The two segments are aligned in time. Although the step rate of the patient appears to change over time, as can be seen in the offset of the original signals, dtw matches the two segments by allowing samples of either segment to repeat. The distance via dtw, along with the variance of the inter-stride times, will be explored as features for a gait signal classifier.

Construct a Feature Vector to Classify Signals

Suppose you are building a classifier to decide whether or not a patient is healthy based on a gait signals. Investigate the variance of inter-stride times, feature1, and the distance via dtw between initial and final signal segments, feature2, as classification features.

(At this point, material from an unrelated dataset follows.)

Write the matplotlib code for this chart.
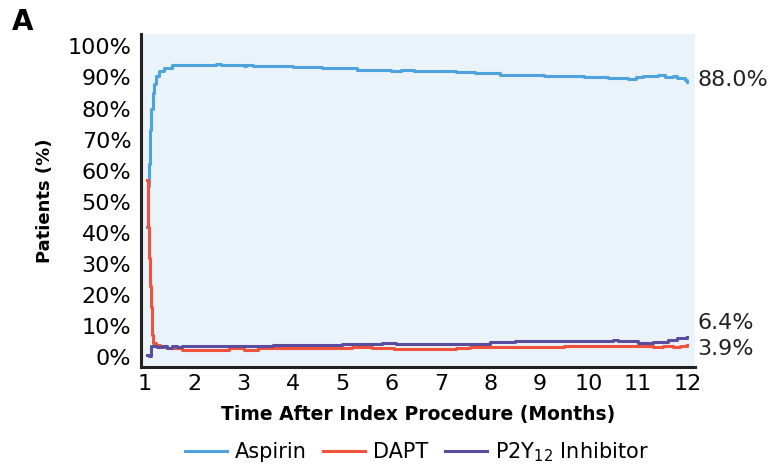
import matplotlib
matplotlib.use("Agg")
import matplotlib.pyplot as plt

plt.rcParams['font.family'] = ['DejaVu Sans']
plt.rcParams['mathtext.fontset'] = 'dejavusans'

# months after index procedure and % of patients on each therapy (step curves)
aspirin_t = [1.04, 1.06, 1.08, 1.10, 1.13, 1.16, 1.19, 1.23, 1.28, 1.38, 1.55, 2.0, 2.45, 2.55,
             3.0, 3.05, 3.2, 4.0, 4.6, 5.3, 6.0, 6.2, 6.45, 7.3, 7.7, 8.2, 9.1, 9.9, 10.2,
             10.4, 10.8, 10.95, 11.1, 11.4, 11.55, 11.7, 11.8, 11.95, 12.0]
aspirin_v = [42, 55, 62, 73, 80, 85, 88, 90.5, 92, 93.2, 93.9, 94.1, 94.4, 94.1,
             93.7, 94.0, 93.6, 93.3, 92.9, 92.5, 92.2, 92.5, 92.1, 91.7, 91.4, 90.9, 90.5, 90.1, 90.3,
             89.8, 89.5, 90.1, 90.5, 90.8, 90.3, 90.6, 89.9, 89.1, 88.5]

dapt_t = [1.04, 1.07, 1.08, 1.10, 1.12, 1.14, 1.17, 1.22, 1.30, 1.45, 1.75, 2.7, 3.0, 3.3,
          3.5, 5.2, 5.6, 6.0, 6.05, 7.3, 7.6, 8.5, 8.55, 9.5, 10.5, 11.0, 11.3, 11.5, 11.7, 11.85, 12.0]
dapt_v = [57, 42, 32, 23, 16, 7, 4.5, 3.8, 3.3, 2.8, 2.4, 2.8, 2.4, 2.8,
          3.0, 3.3, 2.8, 2.8, 2.5, 2.8, 3.1, 3.3, 3.1, 3.4, 3.6, 3.4, 3.2, 3.6, 3.2, 3.7, 4.0]

p2y12_t = [1.04, 1.09, 1.12, 1.25, 1.35, 1.45, 1.55, 1.65, 1.75, 2.0, 3.2, 3.6, 5.0, 5.8,
           6.1, 6.5, 8.0, 8.5, 10.5, 10.6, 11.0, 11.3, 11.6, 11.8, 12.0]
p2y12_v = [0.8, 0.3, 3.6, 3.2, 3.4, 3.0, 3.5, 3.1, 3.5, 3.4, 3.6, 3.8, 4.2, 4.5,
           4.2, 4.2, 4.7, 5.2, 5.5, 5.2, 4.6, 5.0, 5.6, 6.1, 6.6]

series = [
    ("Aspirin", aspirin_t, aspirin_v, "#4ea3dc"),
    ("DAPT", dapt_t, dapt_v, "#f0523b"),
    ("P2Y$_{12}$ Inhibitor", p2y12_t, p2y12_v, "#5a4d9e"),
]
end_labels = [("88.0%", 89.2), ("6.4%", 11.0), ("3.9%", 2.6)]

fig = plt.figure(figsize=(7.72, 4.69), dpi=100)
ax = fig.add_axes([141 / 772, 1 - 367 / 469, 554 / 772, 333 / 469])
ax.set_facecolor("#eaf2fa")

for name, t, v, c in series:
    ax.plot(t, v, drawstyle="steps-post", color=c, lw=2.2, label=name)

ax.set_xlim(0.92, 12.155)
ax.set_ylim(-3.2, 104)
ax.set_xticks(range(1, 13))
ax.set_yticks(range(0, 101, 10))
ax.set_yticklabels([f"{y}%" for y in range(0, 101, 10)])
ax.tick_params(axis="x", length=0, labelsize=16, pad=5)
ax.tick_params(axis="y", length=0, labelsize=16, pad=7)
for s in ["top", "right"]:
    ax.spines[s].set_visible(False)
for s in ["left", "bottom"]:
    ax.spines[s].set_linewidth(2.2)
    ax.spines[s].set_color("#222222")

for txt, y in end_labels:
    ax.text(12.2, y, txt, fontsize=16, va="center", ha="left", color="#222222")

ax.set_xlabel("Time After Index Procedure (Months)", fontsize=13.5, fontweight="bold", labelpad=8)
ax.set_ylabel("Patients (%)", fontsize=13, fontweight="bold", labelpad=10)
fig.text(0.016, 0.953, "A", fontsize=20, fontweight="bold", va="center")

fig.legend(loc="center", bbox_to_anchor=(417 / 772, 1 - 452 / 469), ncol=3, frameon=False,
           fontsize=15, handlelength=2.0, columnspacing=0.8, handletextpad=0.4)

fig.savefig("out.png", dpi=100)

Feature 1 was previously computed using midcross.

feature1 = varIST;

Extract Feature 2 for the ALS patients and the control group.

feature2 = zeros(10,1);
for i = 1:length(sigsInitialLeft)
  feature2(i) = dtw(sigsInitialLeft{i},sigsFinalLeft{i});
end

Plot the features for ALS subjects and control subjects.

figure
plot(feature1(1:5),feature2(1:5),'r*',...
    feature1(6:10),feature2(6:10),'b+',...
    'MarkerSize',10,'LineWidth',1)
xlabel('Variance of Inter-Stride Times')
ylabel('Distance Between Segments')
legend('ALS','Control')

ALS patients seem to have a larger variance in their inter-stride times, but a smaller distance via dtw between segments. These features compliment each other and can be explored for use in a classifier such as a Neural Network or Support Vector Machine.

Conclusions

midcross and dtw provide a convenient way to compare gait signals and other physiological data which repeat irregularly over time due to different rates of motion or activity. In this example, step times were located using midcross and segment distances were computed using dtw. These were complimentary measures, as dtw removed any time variation that midcross distances would measure. As features, these two metrics showed separation between control and ALS patients for this dataset. midcross and dtw could likewise be used to examine other physiological signals whose shape varies as a function of activity.

References

[1] Goldberger, A. L., L. A. N. Amaral, L. Glass, J. M. Hausdorff, P. Ch. Ivanov, R. G. Mark, R. G. Mietus, G. B. Moody, C.-K. Peng, and H. E. Stanley. "PhysioBank, PhysioToolkit, and PhysioNet: Components of a New Research Resource for Complex Physiologic Signals." Circulation. Vol. 101, Number 23, 2000, pp. e215-e200.